REQUIREMENTS
Each line from the line with "Rebuild this chart" to the line with "import plotly.graph_objects as go", inclusive, is to be repeated exactly; no other line and no picture belongs in the copy.

GIVEN RECORDS
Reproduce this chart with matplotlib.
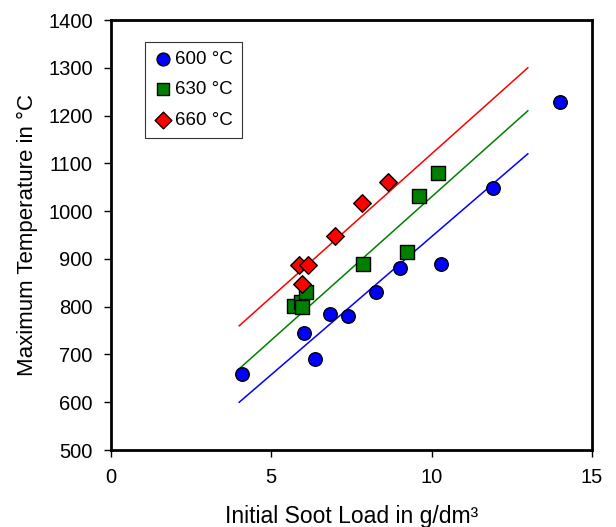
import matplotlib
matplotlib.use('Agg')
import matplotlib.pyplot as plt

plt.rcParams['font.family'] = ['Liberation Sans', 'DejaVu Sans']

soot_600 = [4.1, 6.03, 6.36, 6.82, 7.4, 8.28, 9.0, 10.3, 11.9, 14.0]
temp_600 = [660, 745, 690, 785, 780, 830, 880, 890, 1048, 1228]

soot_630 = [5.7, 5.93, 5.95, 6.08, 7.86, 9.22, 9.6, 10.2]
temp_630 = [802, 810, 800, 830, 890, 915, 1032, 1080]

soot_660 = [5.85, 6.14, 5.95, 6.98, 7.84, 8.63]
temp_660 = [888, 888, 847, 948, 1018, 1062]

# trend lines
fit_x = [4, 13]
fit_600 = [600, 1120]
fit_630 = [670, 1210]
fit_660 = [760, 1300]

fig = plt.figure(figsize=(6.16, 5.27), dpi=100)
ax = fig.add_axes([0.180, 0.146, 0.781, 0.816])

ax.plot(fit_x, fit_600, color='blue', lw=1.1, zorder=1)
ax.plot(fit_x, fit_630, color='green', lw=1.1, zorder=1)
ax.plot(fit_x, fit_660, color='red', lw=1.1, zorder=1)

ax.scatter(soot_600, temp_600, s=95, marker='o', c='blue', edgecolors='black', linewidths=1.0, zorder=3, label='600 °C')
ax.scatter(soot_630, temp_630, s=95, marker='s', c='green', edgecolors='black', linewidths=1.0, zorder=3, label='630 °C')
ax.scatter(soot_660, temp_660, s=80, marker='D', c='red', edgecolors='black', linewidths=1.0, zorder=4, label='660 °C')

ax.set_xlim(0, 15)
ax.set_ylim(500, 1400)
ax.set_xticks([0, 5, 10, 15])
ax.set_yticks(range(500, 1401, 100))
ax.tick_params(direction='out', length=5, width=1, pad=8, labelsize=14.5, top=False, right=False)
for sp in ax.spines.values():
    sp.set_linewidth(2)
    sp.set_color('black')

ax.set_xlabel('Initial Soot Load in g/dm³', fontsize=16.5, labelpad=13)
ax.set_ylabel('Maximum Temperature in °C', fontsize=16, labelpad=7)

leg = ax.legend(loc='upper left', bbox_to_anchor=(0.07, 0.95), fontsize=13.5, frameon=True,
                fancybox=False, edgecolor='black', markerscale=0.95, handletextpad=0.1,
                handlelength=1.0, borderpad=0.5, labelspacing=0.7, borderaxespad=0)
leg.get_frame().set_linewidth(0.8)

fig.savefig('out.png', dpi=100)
* * *
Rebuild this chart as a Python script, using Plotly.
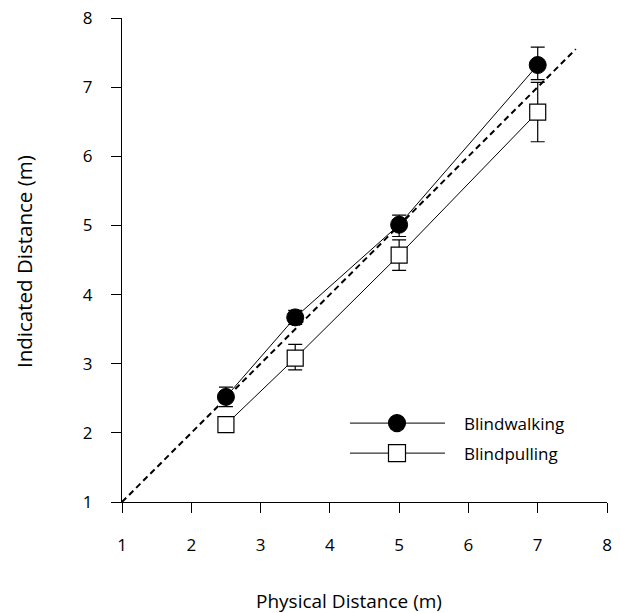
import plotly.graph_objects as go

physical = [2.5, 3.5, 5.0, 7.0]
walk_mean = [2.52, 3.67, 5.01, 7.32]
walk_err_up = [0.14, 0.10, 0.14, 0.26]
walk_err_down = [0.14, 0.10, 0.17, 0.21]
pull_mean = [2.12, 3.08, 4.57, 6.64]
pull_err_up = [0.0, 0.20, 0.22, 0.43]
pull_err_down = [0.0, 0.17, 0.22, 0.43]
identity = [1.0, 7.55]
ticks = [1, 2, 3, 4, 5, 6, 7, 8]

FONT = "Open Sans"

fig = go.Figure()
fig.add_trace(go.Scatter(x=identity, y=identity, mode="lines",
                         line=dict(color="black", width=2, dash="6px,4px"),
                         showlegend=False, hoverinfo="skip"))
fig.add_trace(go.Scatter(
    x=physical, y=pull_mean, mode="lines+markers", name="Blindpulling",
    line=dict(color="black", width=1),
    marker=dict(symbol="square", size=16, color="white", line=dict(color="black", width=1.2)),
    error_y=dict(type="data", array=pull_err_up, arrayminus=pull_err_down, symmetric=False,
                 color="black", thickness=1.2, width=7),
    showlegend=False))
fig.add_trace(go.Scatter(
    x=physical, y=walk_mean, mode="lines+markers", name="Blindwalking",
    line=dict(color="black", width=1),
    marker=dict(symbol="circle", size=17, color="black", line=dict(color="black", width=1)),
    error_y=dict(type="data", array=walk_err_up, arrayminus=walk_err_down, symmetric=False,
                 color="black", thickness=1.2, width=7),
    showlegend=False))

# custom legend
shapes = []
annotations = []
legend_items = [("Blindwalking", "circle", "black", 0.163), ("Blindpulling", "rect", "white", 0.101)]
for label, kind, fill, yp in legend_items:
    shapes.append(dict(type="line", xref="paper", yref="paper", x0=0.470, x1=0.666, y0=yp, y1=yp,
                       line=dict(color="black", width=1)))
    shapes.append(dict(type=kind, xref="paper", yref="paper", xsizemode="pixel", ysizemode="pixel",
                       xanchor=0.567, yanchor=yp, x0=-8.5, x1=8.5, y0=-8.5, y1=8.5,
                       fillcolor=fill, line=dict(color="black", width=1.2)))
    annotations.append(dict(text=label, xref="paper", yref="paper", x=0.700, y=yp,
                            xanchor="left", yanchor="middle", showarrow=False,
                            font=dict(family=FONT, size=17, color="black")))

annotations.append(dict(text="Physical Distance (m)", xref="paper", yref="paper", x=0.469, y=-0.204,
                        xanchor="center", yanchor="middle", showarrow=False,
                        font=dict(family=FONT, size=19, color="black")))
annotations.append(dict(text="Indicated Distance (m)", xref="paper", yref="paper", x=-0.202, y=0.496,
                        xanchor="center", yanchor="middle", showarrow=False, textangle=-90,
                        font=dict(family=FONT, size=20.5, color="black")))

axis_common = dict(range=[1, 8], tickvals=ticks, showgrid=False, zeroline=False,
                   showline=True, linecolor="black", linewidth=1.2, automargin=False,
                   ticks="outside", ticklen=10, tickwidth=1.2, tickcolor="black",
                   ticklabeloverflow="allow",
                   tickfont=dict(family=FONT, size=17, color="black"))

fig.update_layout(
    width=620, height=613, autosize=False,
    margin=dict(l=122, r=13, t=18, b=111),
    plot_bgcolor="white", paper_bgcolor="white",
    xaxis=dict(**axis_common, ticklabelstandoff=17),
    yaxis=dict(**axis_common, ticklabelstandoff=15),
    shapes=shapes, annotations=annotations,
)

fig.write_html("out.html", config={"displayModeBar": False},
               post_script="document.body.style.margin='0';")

REPLY TO THE EXERCISE
Rebuild this chart as a Python script, using Plotly.
import plotly.graph_objects as go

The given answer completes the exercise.